I found the whole film completely absorbing. Most of the first half is set in the cramped offices of the film production company in Paris and the family’s home in the country. The streets of Paris looking like something from Truffaut or Godard. The family spend a weekend in Ravenna, visiting the basilica di Sant’Apollinaire at Classe, just outside the town, where Grègoire explains the mosaics to his daughters. Earlier he had explained the ruins of a Knights Templar chapel close to their home. Afterwards, the children swim in the milky waters of a stream.  There is a short scene near the end where the family is having supper with Grègoire’s friend Serge. The lights in the street go out, plunging everything in darkness. They stumble around in the dark, before lighting candles, and then decide to go out into the street to look at the stars. It’s only a few moments of darkness before all the lights come back on.

The story is based on the life of film producer Humbert Balsan, the founder of Orgnon Films, who hanged himself in his office in 2005. Balsan produced the director Mia Hansen-Løve’s first film.

Les Femmes du 6e Etage is another light comedy, directed by Philippe Le Guay. Set in 1962 largely in the household of M Joubert, the head of the family stock broking firm, it sets up the opposition between the brittle monotony of the bourgeoisie downstairs and the Spanish maids living on the top floor. M Joubert finds in the maids an escape from his own life. When his wife falsely accuses him of an affair with a recently divorced vamp, he accepts the accusation, allowing him to move into the attic; the first time in his life he has had a room of his own. He falls in love with his maid Maria, and three years on, divorced, he drives down to Spain to be with her.

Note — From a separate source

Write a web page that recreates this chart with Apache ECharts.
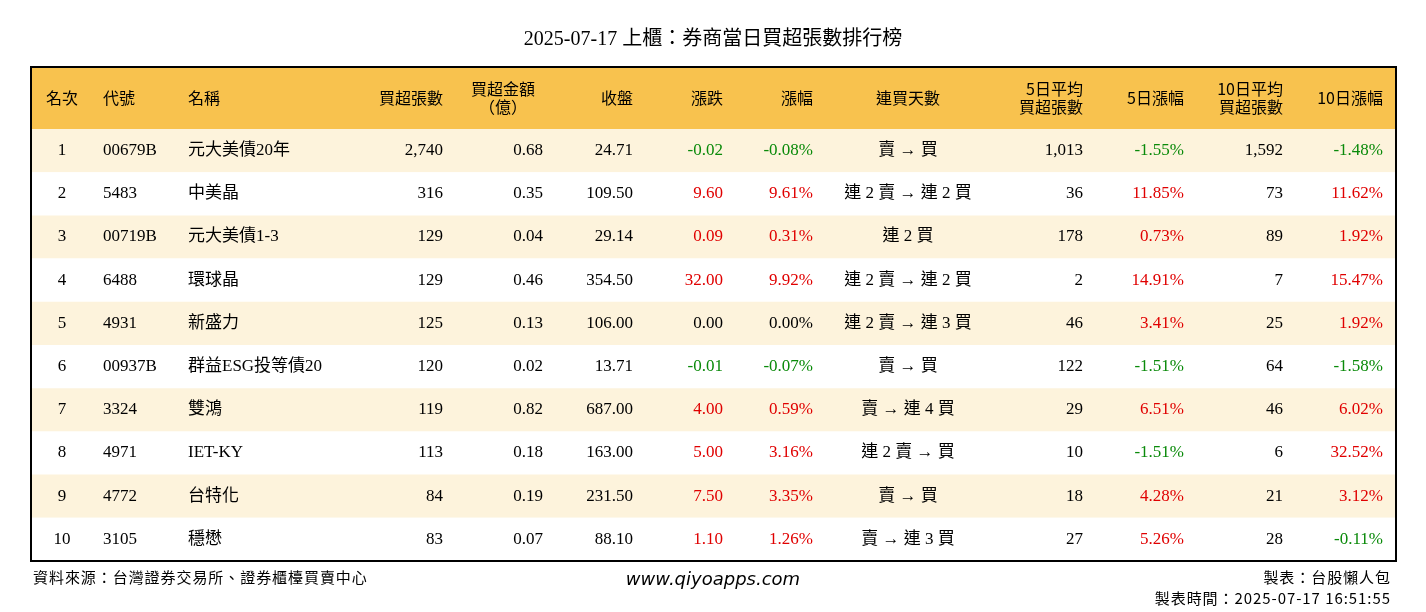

Joubert, the dull middle aged professional man, is played by Fabrice Luchini. Last year we saw him in La Fille de Monaco, another Anne Fontaine film, where he plays a very similar role, a middle aged professional man falling foolishly in love with the ambitious young local TV weather girl. The other three films we saw last year were a Claude Lelouch film called Roman à Gare and two comedies, one called L’Arnacoeur and the other MicMacs à Tire-larigot. Micmacs is a film about a group of outsiders pitted against two arms manufacturers and was directed by Jean-Pierre Jeunet. L’Arnacoeur is directed by Pascal Chaumeil and stars Roman Duris as a man who runs a business which breaks up relationships, but only where the women is unhappy. Julie Ferrier is excellent in both. The best film of the three is the Lelouch, starring Dominique Pinon. His character is the ghost writer for a best-selling novelist played by Fanny Ardant, but we aren’t sure of anything until the denouement.